If you choose the search term ChatGPT instead (you can use only one search term in Advanced Search), you'll turn up another hundred or so threads, but that will include some that mention AI as well in the thread title and would have also turned up in the earlier list.

Or you can just google for information on hallucinations and other problems with generative AI or LLMs, the type of AI we're talking about.

Which usually have a warning for users NOT to trust their answers without verifying them. To let the AI companies off the hook for problems those wrong answers create.

David__77

(24,860 posts)
10. I agree. It is a tool with strengths and weaknesses like any other.
Sat Apr 26, 2025, 11:36 AM
Apr 2025

It doesn’t replace human reason - it’s a tool.

Mossfern

(4,782 posts)
9. Rec'd!
Sat Apr 26, 2025, 11:36 AM
Apr 2025

A gazillion times.

I was taught by my very erudite uncle back in the day of the dinosaur, before there were computers, how to do research. He was a writer. A person learns so much more than the initial inquiries when doing "hard" research, than getting curated "pat" answers from AI.

I still feel indebted to him for many successes in my life.

 

womanofthehills

(11,040 posts)
11. What I like about doing research on Groc 3
Sat Apr 26, 2025, 11:53 AM
Apr 2025

You can argue with Groc if you don’t like its answer and ask for more in-depth research and it will keep looking. Also -it will give you 10 articles/reports
about whatever you ask about.

I live 40/50 miles from Trinity site and asked Groc about plutonium in my neighborhood- way more info than I ever found online & I’m a good researcher.

Photography is the most fun of all on Groc - I can just type in / put a running Javalina wearing a kitty mask in my photo and it does.

highplainsdem

(63,115 posts)
15. Grok, like all the major generative AI models, was illegally trained on all the intellectual property that
Sat Apr 26, 2025, 12:36 PM
Apr 2025

could be stolen. It's always unethical to use these tools if you have a choice not to.

And Grok makes plenty of mistakes, just like all genAI.

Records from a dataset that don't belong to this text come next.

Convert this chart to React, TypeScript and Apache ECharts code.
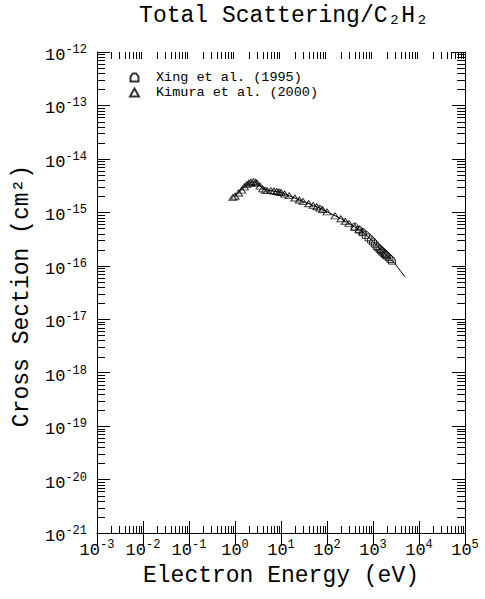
import React, { useEffect, useRef } from "react";
import * as echarts from "echarts";

const FONT = '"Liberation Mono", "DejaVu Sans Mono", monospace';

const X_MIN = 1e-3;
const X_MAX = 1e5;
const Y_MIN = 1e-21;
const Y_MAX = 1e-12;

// Kimura et al. (2000) – triangles
const kimuraEnergy = [0.9, 1.0, 1.2, 1.4, 1.6, 1.8, 2.0, 2.2, 2.5, 2.8, 3.0, 3.5, 4.0, 4.5, 5.0, 6.0, 7.0, 8.0, 9.0, 10, 12, 15, 20, 25, 30, 40, 50, 60, 70, 80, 100, 150, 200, 250, 300, 400, 500, 600];
const kimuraSigma = [1.9e-15, 2.0e-15, 2.3e-15, 2.6e-15, 3.0e-15, 3.3e-15, 3.5e-15, 3.65e-15, 3.75e-15, 3.65e-15, 3.5e-15, 3.1e-15, 2.75e-15, 2.6e-15, 2.55e-15, 2.55e-15, 2.5e-15, 2.45e-15, 2.4e-15, 2.35e-15, 2.2e-15, 2.05e-15, 1.85e-15, 1.7e-15, 1.6e-15, 1.45e-15, 1.35e-15, 1.27e-15, 1.2e-15, 1.13e-15, 1.02e-15, 8.6e-16, 7.6e-16, 6.8e-16, 6.2e-16, 5.3e-16, 4.8e-16, 4.3e-16];

// Xing et al. (1995) – hexagons
const xingEnergy = [400, 500, 600, 700, 800, 900, 1000, 1100, 1200, 1300, 1400, 1500, 1600, 1700, 1800, 1900, 2000, 2200, 2400, 2600];
const xingSigma = [5.4e-16, 4.75e-16, 4.25e-16, 3.8e-16, 3.4e-16, 3.1e-16, 2.85e-16, 2.6e-16, 2.35e-16, 2.2e-16, 2.07e-16, 1.95e-16, 1.85e-16, 1.76e-16, 1.68e-16, 1.62e-16, 1.56e-16, 1.45e-16, 1.34e-16, 1.25e-16];

// Recommended curve (solid line)
const fitEnergy = [1, 1.5, 2, 2.5, 3, 4, 5, 7, 10, 15, 20, 30, 50, 70, 100, 200, 300, 500, 700, 1000, 1500, 2000, 3000, 4000, 5000];
const fitSigma = [2.0e-15, 2.8e-15, 3.5e-15, 3.75e-15, 3.5e-15, 2.8e-15, 2.6e-15, 2.5e-15, 2.35e-15, 2.05e-15, 1.85e-15, 1.6e-15, 1.35e-15, 1.2e-15, 1.03e-15, 7.6e-16, 6.2e-16, 4.75e-16, 3.8e-16, 2.85e-16, 1.95e-16, 1.56e-16, 1.1e-16, 7.9e-17, 6.2e-17];

// Tick positions
const xDecades = [-3, -2, -1, 0, 1, 2, 3, 4];
const yDecades = [-21, -20, -19, -18, -17, -16, -15, -14, -13];
const yLabelExponents = [-21, -20, -19, -18, -17, -16, -15, -14, -13, -12];
const minorMultipliers = [2, 3, 4, 5, 6, 7, 8, 9];

const HEX = "path://M0,10 L0,4 L3,0 L7,0 L10,4 L10,10 Z";

function tickLabel(v: number) {
  const e = Math.round(Math.log10(v));
  return "{b|10}{e|" + String(e) + "}";
}

const richLabel = {
  b: { fontFamily: FONT, fontSize: 17, lineHeight: 20, verticalAlign: "bottom", fill: "#000", color: "#000" },
  e: { fontFamily: FONT, fontSize: 12, lineHeight: 8, verticalAlign: "top", fill: "#000", color: "#000" },
};

export default function App() {
  const ref = useRef<HTMLDivElement>(null);

  useEffect(() => {
    if (!ref.current) return;
    const chart = echarts.init(ref.current, null, { renderer: "svg" });

    const xMinor: number[][] = [];
    xDecades.forEach((d) => minorMultipliers.forEach((m) => xMinor.push([m * Math.pow(10, d), 1e-15])));
    const yMinor: number[][] = [];
    yDecades.forEach((d) => minorMultipliers.forEach((m) => yMinor.push([1, m * Math.pow(10, d)])));
    const yLabels: number[][] = yLabelExponents.map((e) => [1, Math.pow(10, e)]);

    const lineStyle = { stroke: "#000", lineWidth: 1 };

    const axisCommon = {
      type: "log",
      logBase: 10,
      axisLine: { show: true, lineStyle: { color: "#000", width: 1 } },
      splitLine: { show: false },
      minorTick: { show: false },
    };

    chart.setOption({
      animation: false,
      backgroundColor: "#fff",
      title: {
        text: "Total Scattering/C₂H₂",
        left: 279,
        top: -1,
        textAlign: "center",
        textStyle: { fontFamily: FONT, fontSize: 23, fontWeight: "normal", color: "#000" },
      },
      legend: {
        orient: "vertical",
        left: 124,
        top: 65.5,
        itemWidth: 9,
        itemHeight: 8,
        itemGap: 1,
        data: ["Xing et al. (1995)", "Kimura et al. (2000)"],
        textStyle: { fontFamily: FONT, fontSize: 13.5, color: "#000", padding: [0, 0, 0, 12] },
      },
      grid: { left: 97, right: 20, top: 52, bottom: 66, containLabel: false, outerBoundsMode: "none" },
      graphic: [
        {
          type: "text",
          x: 22,
          y: 296,
          rotation: Math.PI / 2,
          style: {
            text: "Cross Section (cm²)",
            fontFamily: FONT,
            fontSize: 23,
            fill: "#000",
            align: "center",
            verticalAlign: "middle",
          },
        },
      ],
      xAxis: [
        {
          ...axisCommon,
          position: "bottom",
          gridIndex: 0,
          min: X_MIN,
          max: X_MAX,
          splitNumber: 8,
          axisTick: { show: true, inside: true, length: 12, lineStyle: { color: "#000" } },
          axisLabel: {
            margin: 6,
            formatter: tickLabel,
            rich: richLabel,
            showMinLabel: true,
            showMaxLabel: true,
            hideOverlap: false,
          },
          name: "Electron Energy (eV)",
          nameLocation: "middle",
          nameGap: 31,
          nameTextStyle: { fontFamily: FONT, fontSize: 23, color: "#000" },
        },
        {
          ...axisCommon,
          position: "top",
          gridIndex: 0,
          min: X_MIN,
          max: X_MAX,
          splitNumber: 8,
          axisTick: { show: true, inside: true, length: 12, lineStyle: { color: "#000" } },
          axisLabel: { show: false },
        },
      ],
      yAxis: [
        {
          ...axisCommon,
          position: "left",
          gridIndex: 0,
          min: Y_MIN,
          max: Y_MAX,
          splitNumber: 9,
          axisTick: { show: true, inside: true, length: 13, lineStyle: { color: "#000" } },
          axisLabel: { show: false },
        },
        {
          ...axisCommon,
          position: "right",
          gridIndex: 0,
          min: Y_MIN,
          max: Y_MAX,
          splitNumber: 9,
          axisTick: { show: true, inside: true, length: 13, lineStyle: { color: "#000" } },
          axisLabel: { show: false },
        },
      ],
      series: [
        {
          type: "custom",
          name: "xminor",
          silent: true,
          xAxisIndex: 0,
          yAxisIndex: 0,
          data: xMinor,
          renderItem: (params: any, api: any) => {
            const cs = params.coordSys;
            const p = api.coord([api.value(0), 1e-15]);
            const x = Math.round(p[0]) + 0.5;
            const bottom = cs.y + cs.height;
            const top = cs.y;
            return {
              type: "group",
              children: [
                { type: "line", shape: { x1: x, y1: bottom, x2: x, y2: bottom - 7 }, style: lineStyle },
                { type: "line", shape: { x1: x, y1: top, x2: x, y2: top + 7 }, style: lineStyle },
              ],
            };
          },
        },
        {
          type: "custom",
          name: "yminor",
          silent: true,
          xAxisIndex: 0,
          yAxisIndex: 0,
          data: yMinor,
          renderItem: (params: any, api: any) => {
            const cs = params.coordSys;
            const p = api.coord([1, api.value(1)]);
            const y = Math.round(p[1]) + 0.5;
            const left = cs.x;
            const right = cs.x + cs.width;
            return {
              type: "group",
              children: [
                { type: "line", shape: { x1: left, y1: y, x2: left + 8, y2: y }, style: lineStyle },
                { type: "line", shape: { x1: right, y1: y, x2: right - 8, y2: y }, style: lineStyle },
              ],
            };
          },
        },
        {
          type: "custom",
          name: "ylabels",
          silent: true,
          xAxisIndex: 0,
          yAxisIndex: 0,
          data: yLabels,
          renderItem: (params: any, api: any) => {
            const cs = params.coordSys;
            const v = api.value(1);
            const p = api.coord([1, v]);
            return {
              type: "text",
              x: cs.x - 10,
              y: p[1] + 2,
              style: {
                text: tickLabel(v),
                rich: richLabel,
                align: "right",
                verticalAlign: "middle",
                fill: "#000",
              },
            };
          },
        },
        {
          type: "line",
          name: "fit",
          data: fitEnergy.map((e, i) => [e, fitSigma[i]]),
          showSymbol: false,
          symbol: "none",
          lineStyle: { color: "#000", width: 1 },
          silent: true,
        },
        {
          type: "scatter",
          name: "Kimura et al. (2000)",
          data: kimuraEnergy.map((e, i) => [e, kimuraSigma[i]]),
          symbol: "triangle",
          symbolSize: [8, 6],
          itemStyle: { color: "rgba(255,255,255,0)", borderColor: "#000", borderWidth: 1 },
        },
        {
          type: "scatter",
          name: "Xing et al. (1995)",
          data: xingEnergy.map((e, i) => [e, xingSigma[i]]),
          symbol: HEX,
          symbolSize: 7,
          itemStyle: { color: "rgba(255,255,255,0)", borderColor: "#000", borderWidth: 1 },
        },
      ],
    });

    return () => chart.dispose();
  }, []);

  return (
    <div
      ref={ref}
      style={{ position: "fixed", left: 0, top: 0, width: 485, height: 599, background: "#fff" }}
    />
  );
}
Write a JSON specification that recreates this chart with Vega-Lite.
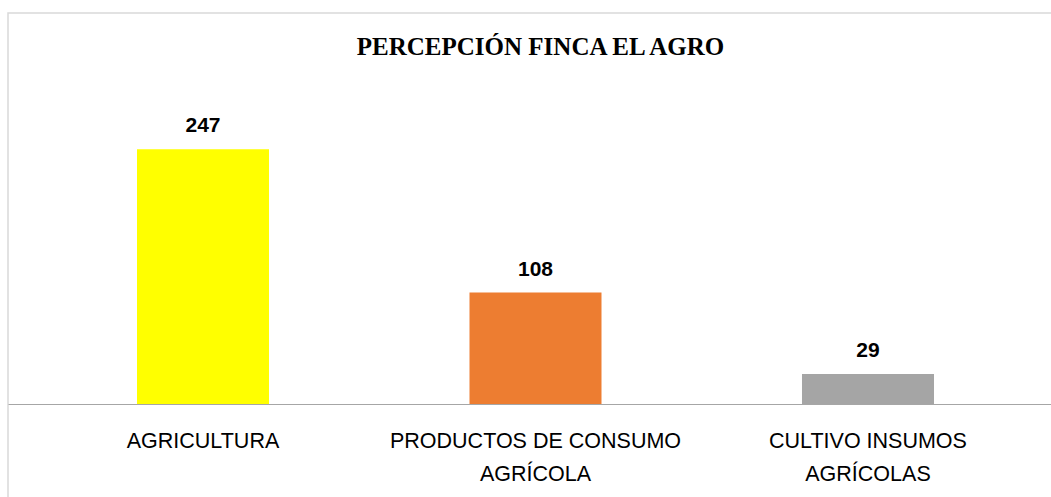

https://democraticunderground.com/100220047814

https://democraticunderground.com/100219988602

dickthegrouch

(4,668 posts)
12. It is ARTIFICIAL
Sat Apr 26, 2025, 12:03 PM
Apr 2025

In no way is it intelligent.
It is programmed and cannot make intuitive leaps based on the data it was trained with.
IMHO AI is another huge scam on the world. In its infancy and as reliable as any other four year old.
Anciano wants examples backed by evidence; if I ask AI to write those examples, they’d be utterly hypocritical if they believed them without researching for themselves the veracity of those answers.

Response to dickthegrouch (Reply #12)

highplainsdem

(63,115 posts)
16. If you hadn't apparently already gotten out of the habit of using search engines, you could have found
Sat Apr 26, 2025, 12:44 PM
Apr 2025

search results with lots of such examples as quickly as you posted a demand that they be provided to you.

If you'd simply googled

ai overview hallucination example news stories

you'd've found lots of articles about them.

Response to highplainsdem (Reply #16)

Response to highplainsdem (Reply #18)

highplainsdem

(63,115 posts)
20. Well, you've apparently already been ignoring everything posted on DU by myself and others
Sat Apr 26, 2025, 01:58 PM
Apr 2025

about the unreliability of AI. And all the news stories about it. And even the warnings that come with the AI tools about AI making mistakes, so you need to check the results. So this isn't much of a change on your part.

But I hope for your sake you won't ever be harmed, or inadvertently end up causing harm, due to incorrect answers from an AI. Especially since the AI companies insist they shouldn't be held responsible for their AI tools' mistakes, and they do have those warnings trying to absolve themselves of all legal liability.